::: SOURCE MATERIAL

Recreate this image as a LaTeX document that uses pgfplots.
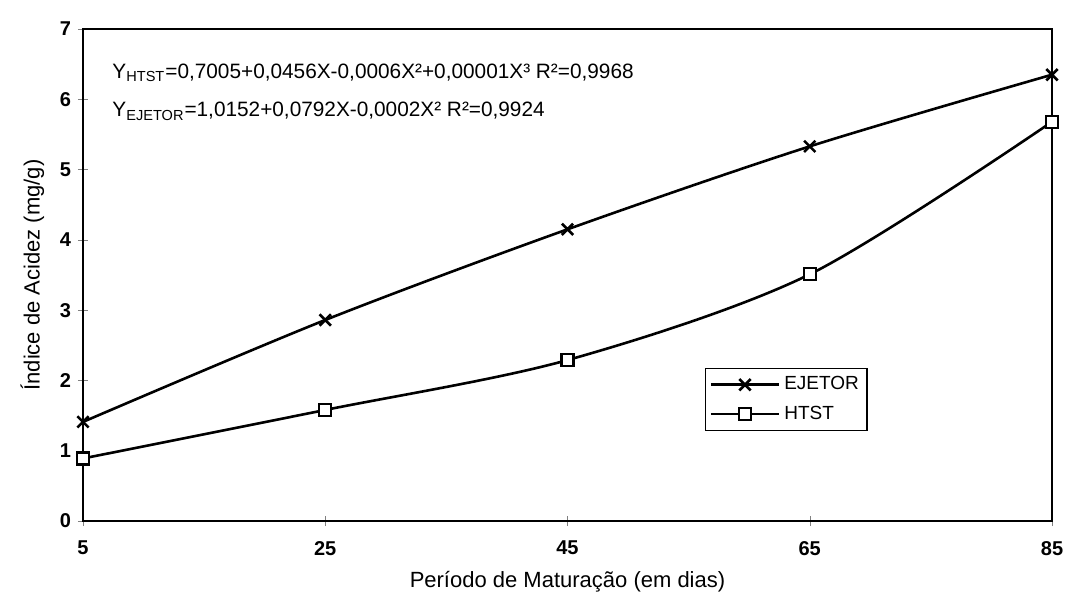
\documentclass[border=0pt]{standalone}
\usepackage{fontspec}
\setmainfont{Liberation Sans}
\usepackage{pgfplots}
\pgfplotsset{compat=1.18}

\begin{document}
\begin{tikzpicture}
\begin{axis}[name=ax,anchor=origin,at={(0,0)},
scale only axis,width=484.5pt,height=246pt,
xmin=5,xmax=85,ymin=0,ymax=7,
xtick={5,25,45,65,85},ytick={0,1,2,3,4,5,6,7},
tick align=center,xtick pos=bottom,ytick pos=left,
major tick length=5pt,
/pgf/number format/assume math mode=true,
ticklabel style={font=\bfseries\fontsize{10}{12}\selectfont},
xticklabel style={yshift=-4pt},
axis line style={line width=1.3pt},
xlabel={Período de Maturação (em dias)},
ylabel={Índice de Acidez (mg/g)},
label style={font=\fontsize{11}{13}\selectfont},
xlabel style={yshift=-1pt},
ylabel style={yshift=1pt},
legend style={at={(0.642,0.311)},anchor=north west,font=\fontsize{9.5}{11}\selectfont,
 draw=black,line width=0.6pt,row sep=2.5pt,inner sep=2pt},
legend cell align=left,
legend image code/.code={\draw[mark repeat=2,mark phase=2,#1,line width=1.3pt]
 plot coordinates {(0pt,0pt) (17pt,0pt) (34pt,0pt)};},
clip=false]
\addplot[black,line width=1.3pt,smooth,mark=x,mark size=4pt,mark options={line width=1.3pt}]
coordinates {(5,1.41) (25,2.86) (45,4.15) (65,5.33) (85,6.35)};
\addlegendentry{EJETOR}
\addplot[black,line width=1.3pt,smooth,mark=square*,mark size=3pt,mark options={fill=white,line width=1.1pt}]
coordinates {(5,0.89) (25,1.58) (45,2.29) (65,3.51) (85,5.68)};
\addlegendentry{HTST}
\node[anchor=west,font=\fontsize{10.4}{12}\selectfont,inner sep=0pt] at (rel axis cs:0.03,0.911)
 {Y\textsubscript{HTST}=0,7005+0,0456X-0,0006X²+0,00001X³ R²=0,9968};
\node[anchor=west,font=\fontsize{10.4}{12}\selectfont,inner sep=0pt] at (rel axis cs:0.03,0.833)
 {Y\textsubscript{EJETOR}=1,0152+0,0792X-0,0002X² R²=0,9924};
\end{axis}
\pgfresetboundingbox
\path[use as bounding box] (-41.5pt,-40.5pt) rectangle (491.5pt,260.5pt);
\end{tikzpicture}
\end{document}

::::::

__OBJECTIVE__:
Determine how many lines of the material include the string "image". Output only that count.

__TASK RESULT__:
2